## [Exercise requirements]
In the listing below, find the line with "2367, 2390, 2364]", then repeat exactly every line from the top through that one.
------ Collected data ------
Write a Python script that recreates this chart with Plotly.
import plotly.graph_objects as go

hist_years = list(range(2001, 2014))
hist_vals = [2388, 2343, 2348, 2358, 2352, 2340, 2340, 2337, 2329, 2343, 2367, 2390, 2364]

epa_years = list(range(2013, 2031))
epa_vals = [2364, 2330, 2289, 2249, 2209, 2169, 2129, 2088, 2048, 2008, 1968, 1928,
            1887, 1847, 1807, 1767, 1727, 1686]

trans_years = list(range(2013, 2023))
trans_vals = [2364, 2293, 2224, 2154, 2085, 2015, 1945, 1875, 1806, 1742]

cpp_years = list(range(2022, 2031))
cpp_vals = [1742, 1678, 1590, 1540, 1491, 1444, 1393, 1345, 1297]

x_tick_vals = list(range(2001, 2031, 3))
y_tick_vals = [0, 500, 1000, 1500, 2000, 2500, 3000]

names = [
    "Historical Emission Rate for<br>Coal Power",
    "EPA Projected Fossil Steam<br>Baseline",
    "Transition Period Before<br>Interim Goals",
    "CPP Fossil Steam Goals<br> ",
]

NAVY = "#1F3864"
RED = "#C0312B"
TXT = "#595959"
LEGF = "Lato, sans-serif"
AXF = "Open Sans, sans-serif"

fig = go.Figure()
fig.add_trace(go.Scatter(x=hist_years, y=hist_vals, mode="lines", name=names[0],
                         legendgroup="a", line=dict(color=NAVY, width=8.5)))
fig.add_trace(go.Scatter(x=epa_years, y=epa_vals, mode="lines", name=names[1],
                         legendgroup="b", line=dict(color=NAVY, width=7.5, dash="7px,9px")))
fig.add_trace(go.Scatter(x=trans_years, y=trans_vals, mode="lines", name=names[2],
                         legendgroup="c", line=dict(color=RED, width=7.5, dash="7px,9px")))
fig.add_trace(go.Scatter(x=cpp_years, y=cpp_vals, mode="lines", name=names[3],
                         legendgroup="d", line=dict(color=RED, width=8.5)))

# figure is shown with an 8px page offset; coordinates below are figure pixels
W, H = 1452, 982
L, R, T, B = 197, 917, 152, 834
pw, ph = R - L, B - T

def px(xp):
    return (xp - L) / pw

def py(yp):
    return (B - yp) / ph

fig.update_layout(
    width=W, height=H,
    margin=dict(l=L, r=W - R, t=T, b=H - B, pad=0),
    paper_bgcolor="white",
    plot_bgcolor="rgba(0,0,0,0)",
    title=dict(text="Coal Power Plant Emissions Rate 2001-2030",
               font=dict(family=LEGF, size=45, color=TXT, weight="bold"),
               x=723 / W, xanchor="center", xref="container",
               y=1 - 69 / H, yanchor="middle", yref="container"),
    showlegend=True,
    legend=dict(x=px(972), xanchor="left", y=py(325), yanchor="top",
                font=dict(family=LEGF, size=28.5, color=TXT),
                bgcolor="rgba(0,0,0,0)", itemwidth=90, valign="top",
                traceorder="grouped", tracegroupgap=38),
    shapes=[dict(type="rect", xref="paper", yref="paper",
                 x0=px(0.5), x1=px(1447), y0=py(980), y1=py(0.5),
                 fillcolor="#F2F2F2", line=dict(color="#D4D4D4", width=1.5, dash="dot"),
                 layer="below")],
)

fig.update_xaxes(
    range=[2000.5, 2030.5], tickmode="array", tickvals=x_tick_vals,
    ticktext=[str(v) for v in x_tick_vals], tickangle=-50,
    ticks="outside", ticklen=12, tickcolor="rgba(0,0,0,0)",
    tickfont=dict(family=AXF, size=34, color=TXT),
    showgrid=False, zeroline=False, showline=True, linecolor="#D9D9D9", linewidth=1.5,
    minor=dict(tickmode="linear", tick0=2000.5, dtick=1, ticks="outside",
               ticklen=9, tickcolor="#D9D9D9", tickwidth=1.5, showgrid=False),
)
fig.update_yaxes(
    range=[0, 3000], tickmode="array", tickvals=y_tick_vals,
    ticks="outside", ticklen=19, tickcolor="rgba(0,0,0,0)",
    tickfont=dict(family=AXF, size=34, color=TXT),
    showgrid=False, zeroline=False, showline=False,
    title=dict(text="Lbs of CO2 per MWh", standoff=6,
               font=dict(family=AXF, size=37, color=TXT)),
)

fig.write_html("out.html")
------
## [Response to this task]
Write a Python script that recreates this chart with Plotly.
import plotly.graph_objects as go

hist_years = list(range(2001, 2014))
hist_vals = [2388, 2343, 2348, 2358, 2352, 2340, 2340, 2337, 2329, 2343, 2367, 2390, 2364]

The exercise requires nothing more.